We are now spending a week house and pet sitting on a farm near Gort, a small town near Galway. The family are off to Gran Canaria for a summer holiday so we’re keeping their animals in good health and giving them company. We found this assignment through www.trustedhousesitters.com too.
The house is lovely and big with lots of light, the land is green and there’s even an old castle! Because we’re out of town we’ve been given the use of a small van for the week. We truly are ‘trusted!’


John keeps horses on his land, about a dozen, but we don’t have to do anything other than look at them as they come in from the fields and let a neighbour know if there are any problems.

Our responsibilities lie mostly with the four dogs, two white rats, the ferret and the cat.
It’s not as much work as it sounds – the cat comes and goes as she pleases and only gets fed once a day, the ferret mostly stays in his cage and only gets fed once a day and is taken out to play for about five minutes, the rats most definitely stay in their cage and only get fed once a day, preferably while they’re still sleeping so I don’t have to look at their gross tails.
The dogs take up most of the work and even then it’s not too bad.
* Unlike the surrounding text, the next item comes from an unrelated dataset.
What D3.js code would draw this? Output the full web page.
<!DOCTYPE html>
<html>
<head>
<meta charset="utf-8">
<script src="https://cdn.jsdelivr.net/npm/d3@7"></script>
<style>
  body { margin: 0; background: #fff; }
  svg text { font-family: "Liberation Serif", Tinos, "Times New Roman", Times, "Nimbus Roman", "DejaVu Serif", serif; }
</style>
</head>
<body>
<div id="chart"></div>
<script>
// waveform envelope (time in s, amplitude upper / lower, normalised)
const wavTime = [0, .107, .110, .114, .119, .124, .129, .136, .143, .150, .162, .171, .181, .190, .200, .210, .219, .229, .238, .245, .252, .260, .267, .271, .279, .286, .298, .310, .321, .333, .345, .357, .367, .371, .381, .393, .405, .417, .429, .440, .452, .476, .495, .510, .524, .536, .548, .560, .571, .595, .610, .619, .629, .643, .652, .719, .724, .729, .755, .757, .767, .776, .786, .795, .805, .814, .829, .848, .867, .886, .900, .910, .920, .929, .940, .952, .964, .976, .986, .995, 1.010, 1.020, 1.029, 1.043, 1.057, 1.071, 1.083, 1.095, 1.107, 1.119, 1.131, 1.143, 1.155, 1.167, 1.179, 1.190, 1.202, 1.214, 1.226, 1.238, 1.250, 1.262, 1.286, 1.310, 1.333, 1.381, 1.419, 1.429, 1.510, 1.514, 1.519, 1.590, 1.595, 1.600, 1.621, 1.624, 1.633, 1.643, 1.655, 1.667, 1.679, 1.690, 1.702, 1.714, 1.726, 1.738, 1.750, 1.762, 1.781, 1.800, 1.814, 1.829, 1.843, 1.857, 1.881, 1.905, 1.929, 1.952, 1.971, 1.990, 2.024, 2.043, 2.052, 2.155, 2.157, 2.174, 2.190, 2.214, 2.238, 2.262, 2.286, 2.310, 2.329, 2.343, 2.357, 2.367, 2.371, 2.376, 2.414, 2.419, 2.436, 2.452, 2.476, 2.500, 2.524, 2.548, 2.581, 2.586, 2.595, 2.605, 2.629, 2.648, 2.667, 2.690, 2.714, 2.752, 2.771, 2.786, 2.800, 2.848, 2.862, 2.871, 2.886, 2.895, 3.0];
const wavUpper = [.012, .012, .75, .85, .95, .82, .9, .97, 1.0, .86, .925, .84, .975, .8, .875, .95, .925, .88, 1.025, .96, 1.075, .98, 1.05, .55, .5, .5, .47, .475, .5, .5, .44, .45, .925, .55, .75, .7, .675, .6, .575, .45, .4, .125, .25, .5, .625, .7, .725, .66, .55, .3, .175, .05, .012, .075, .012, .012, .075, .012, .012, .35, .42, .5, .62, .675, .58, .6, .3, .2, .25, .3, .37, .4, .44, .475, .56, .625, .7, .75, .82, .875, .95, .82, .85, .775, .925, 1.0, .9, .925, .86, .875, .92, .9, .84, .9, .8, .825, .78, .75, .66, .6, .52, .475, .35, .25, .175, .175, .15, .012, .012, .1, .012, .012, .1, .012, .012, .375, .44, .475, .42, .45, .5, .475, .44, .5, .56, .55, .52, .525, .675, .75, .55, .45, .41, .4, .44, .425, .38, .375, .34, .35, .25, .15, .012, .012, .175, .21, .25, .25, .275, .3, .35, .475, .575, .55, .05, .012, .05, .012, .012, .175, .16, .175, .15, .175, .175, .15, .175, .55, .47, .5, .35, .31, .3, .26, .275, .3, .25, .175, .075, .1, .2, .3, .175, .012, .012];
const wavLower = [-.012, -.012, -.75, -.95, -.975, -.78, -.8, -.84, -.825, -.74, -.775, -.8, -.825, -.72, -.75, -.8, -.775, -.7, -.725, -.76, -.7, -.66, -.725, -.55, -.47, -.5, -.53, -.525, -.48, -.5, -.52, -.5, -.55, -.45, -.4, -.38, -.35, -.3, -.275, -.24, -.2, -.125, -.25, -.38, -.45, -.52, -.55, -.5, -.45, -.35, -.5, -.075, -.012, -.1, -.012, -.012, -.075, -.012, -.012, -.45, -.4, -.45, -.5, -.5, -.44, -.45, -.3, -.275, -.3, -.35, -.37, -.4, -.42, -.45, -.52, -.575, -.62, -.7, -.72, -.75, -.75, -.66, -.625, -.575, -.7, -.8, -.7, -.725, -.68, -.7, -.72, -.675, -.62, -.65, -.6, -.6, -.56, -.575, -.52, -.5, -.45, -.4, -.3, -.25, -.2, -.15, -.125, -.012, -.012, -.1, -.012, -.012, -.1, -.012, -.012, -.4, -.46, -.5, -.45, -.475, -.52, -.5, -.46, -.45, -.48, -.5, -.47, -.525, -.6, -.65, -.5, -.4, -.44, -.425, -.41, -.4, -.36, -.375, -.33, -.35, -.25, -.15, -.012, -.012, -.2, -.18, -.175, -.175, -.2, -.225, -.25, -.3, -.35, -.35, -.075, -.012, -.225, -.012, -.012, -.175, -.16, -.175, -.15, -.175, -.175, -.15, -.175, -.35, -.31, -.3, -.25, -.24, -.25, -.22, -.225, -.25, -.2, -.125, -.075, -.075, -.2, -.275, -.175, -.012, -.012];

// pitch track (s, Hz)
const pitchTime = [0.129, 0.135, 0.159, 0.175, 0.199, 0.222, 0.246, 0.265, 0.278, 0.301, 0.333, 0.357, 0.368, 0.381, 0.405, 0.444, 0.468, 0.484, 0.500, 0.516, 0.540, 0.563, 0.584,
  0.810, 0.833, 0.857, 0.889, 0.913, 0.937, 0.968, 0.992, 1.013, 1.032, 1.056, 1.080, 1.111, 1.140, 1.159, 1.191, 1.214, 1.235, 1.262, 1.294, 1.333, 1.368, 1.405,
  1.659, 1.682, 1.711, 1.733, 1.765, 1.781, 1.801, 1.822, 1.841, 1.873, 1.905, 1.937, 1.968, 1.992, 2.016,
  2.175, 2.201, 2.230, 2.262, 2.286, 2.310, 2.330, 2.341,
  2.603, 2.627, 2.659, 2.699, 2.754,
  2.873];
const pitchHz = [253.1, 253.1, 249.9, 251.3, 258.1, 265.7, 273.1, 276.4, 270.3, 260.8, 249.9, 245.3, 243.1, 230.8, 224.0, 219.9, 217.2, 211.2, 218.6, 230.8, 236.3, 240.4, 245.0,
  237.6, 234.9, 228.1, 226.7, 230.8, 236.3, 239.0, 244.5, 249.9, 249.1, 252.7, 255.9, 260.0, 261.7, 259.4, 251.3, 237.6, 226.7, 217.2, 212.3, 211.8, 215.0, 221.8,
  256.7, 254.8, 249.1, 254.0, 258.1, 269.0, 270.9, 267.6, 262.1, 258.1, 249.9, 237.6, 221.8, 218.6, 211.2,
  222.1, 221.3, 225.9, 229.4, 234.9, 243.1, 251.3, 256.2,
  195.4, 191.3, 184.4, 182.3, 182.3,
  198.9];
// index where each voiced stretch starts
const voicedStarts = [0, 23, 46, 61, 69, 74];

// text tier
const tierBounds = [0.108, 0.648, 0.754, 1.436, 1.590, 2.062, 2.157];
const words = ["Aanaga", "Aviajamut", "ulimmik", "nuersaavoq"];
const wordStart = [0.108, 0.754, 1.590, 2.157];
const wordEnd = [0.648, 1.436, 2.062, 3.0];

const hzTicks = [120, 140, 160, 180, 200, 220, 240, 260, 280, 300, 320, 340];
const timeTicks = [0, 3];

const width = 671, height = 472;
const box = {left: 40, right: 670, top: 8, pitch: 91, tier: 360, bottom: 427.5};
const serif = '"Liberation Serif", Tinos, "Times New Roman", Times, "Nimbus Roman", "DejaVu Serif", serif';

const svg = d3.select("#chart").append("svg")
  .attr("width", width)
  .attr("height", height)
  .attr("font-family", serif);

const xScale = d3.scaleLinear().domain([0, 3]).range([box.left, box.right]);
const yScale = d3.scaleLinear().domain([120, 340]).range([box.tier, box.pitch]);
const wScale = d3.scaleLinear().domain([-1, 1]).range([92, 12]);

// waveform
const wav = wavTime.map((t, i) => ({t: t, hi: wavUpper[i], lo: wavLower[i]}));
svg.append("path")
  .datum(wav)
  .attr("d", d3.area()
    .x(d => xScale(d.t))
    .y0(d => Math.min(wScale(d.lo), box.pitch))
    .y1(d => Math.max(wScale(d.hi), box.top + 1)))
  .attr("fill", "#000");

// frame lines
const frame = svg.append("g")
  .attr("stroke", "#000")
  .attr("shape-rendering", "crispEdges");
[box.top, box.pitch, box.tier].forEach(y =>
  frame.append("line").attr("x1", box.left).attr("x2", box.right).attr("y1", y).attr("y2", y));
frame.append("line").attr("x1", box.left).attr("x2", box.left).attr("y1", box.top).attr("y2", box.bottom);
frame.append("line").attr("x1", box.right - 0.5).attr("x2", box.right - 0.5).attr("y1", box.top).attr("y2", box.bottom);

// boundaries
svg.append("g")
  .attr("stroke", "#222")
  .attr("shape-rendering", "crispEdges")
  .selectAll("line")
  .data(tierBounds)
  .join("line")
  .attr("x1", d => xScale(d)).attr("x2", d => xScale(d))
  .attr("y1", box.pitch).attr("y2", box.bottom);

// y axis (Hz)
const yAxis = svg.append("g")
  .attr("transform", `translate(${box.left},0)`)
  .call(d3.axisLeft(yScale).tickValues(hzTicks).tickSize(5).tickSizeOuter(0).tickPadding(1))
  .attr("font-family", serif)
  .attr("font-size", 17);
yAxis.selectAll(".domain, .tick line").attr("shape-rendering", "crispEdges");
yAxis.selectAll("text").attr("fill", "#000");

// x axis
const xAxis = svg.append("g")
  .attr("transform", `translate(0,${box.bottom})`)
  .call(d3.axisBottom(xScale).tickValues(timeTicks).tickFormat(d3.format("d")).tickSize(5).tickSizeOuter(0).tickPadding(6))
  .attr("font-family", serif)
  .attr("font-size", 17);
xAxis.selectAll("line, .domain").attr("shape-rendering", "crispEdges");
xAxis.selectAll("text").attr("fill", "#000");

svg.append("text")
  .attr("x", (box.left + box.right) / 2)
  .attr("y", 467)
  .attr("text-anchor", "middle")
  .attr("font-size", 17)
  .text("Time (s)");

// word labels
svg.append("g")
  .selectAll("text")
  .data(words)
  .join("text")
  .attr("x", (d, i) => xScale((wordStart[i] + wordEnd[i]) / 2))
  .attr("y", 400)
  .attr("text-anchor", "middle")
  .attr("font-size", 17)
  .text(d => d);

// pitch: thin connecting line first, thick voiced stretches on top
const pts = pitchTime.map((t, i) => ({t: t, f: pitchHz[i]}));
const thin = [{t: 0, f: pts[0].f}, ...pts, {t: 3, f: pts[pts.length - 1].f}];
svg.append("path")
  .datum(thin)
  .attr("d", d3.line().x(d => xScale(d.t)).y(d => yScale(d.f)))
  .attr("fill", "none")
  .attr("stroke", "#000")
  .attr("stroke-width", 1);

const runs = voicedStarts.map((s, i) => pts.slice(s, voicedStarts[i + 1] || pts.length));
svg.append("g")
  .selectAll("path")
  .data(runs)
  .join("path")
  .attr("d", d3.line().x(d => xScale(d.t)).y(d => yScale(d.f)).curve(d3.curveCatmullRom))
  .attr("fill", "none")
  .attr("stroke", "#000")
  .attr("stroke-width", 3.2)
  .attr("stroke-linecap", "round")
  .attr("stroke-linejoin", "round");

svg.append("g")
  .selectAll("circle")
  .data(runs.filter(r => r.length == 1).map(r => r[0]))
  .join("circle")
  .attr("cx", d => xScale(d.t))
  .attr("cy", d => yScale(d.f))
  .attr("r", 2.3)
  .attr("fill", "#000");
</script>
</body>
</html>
There are three little dogs who get fed once a day. There is a teeny weeny Shih Tzu cross named Zidane, an old, deaf Jack Russell called Jack, an antagonistic terrier called Chebal and an enormous eight month old Great Dane puppy, Elvis, who gets fed three times a day.
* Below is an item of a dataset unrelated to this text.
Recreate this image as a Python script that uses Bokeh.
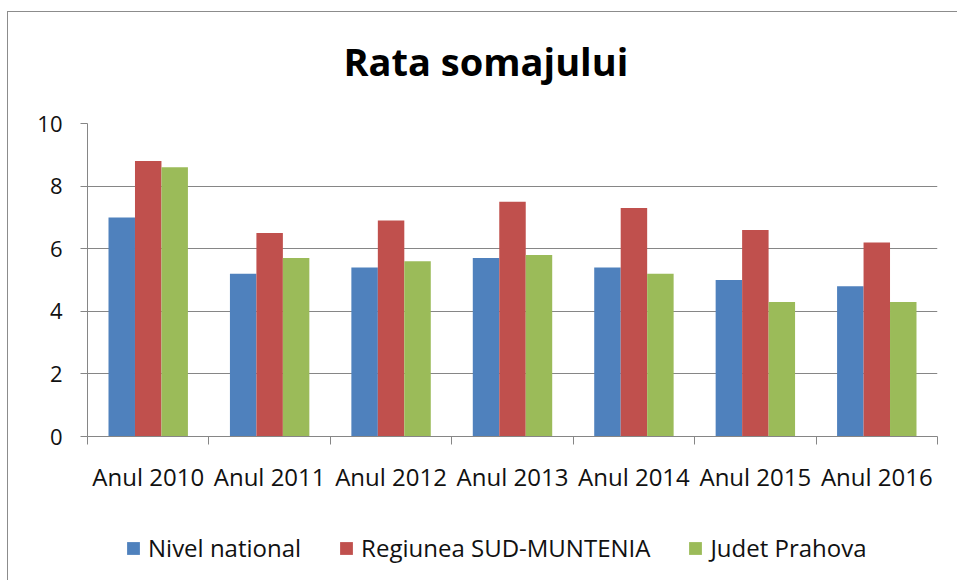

Elvis is a very nervous and scared puppy, which is quite amusing for such a big animal. Although he’s young he’s almost as big as me. At first I was a bit nervous of him, he’s just so big. He was a bit overexcited and playful the day we arrived too and thought that barking and jumping on me would be a good idea. When the terrier jumps on me, his paws hit my thighs and I bend down to pat him. But when Elvis jumps on me his paws hit my shoulders and he towers over me. A bit terrifying at first, especially when he’s barking as well. When I discovered that we were the only people to apply for this gig I thought that maybe we were over our heads and other people know what they’d be getting themselves into.
But we’re used to each other now. There was no dog pee to clean up this morning which was progress (we accidentally slept in to 8.30am yesterday and woke to quite a large mess). The dogs are excited to see us now and Elvis will follow one or the other of us around like a shadow. Probably because we feed him. And because he’s scared of everything else. I very calmly pushed him off my shoulders this morning after breakfast (good for me!). Though he did nearly bowl me over this afternoon when he jumped on my back.
If I was ever to get a dog of my own, I’d want a Great Dane.

It’s not quite the summer break that we had in Belgium. It has rained everyday since I flew in. The soft gentle rain falling on the fields keeps the country green and, probably, the farmers happy, but it makes me want to curl up inside. So we haven’t been as good about the exercising as we were in the Parc du Cinquantenaire. We manage a 16 minute tabata most evenings and few strolls around the land with the dogs but that’s about it.


Pot of gold and a leprechaun at the end of this rainbow?
Dare I say that Ireland is wetter than Scotland? No, that would be silly.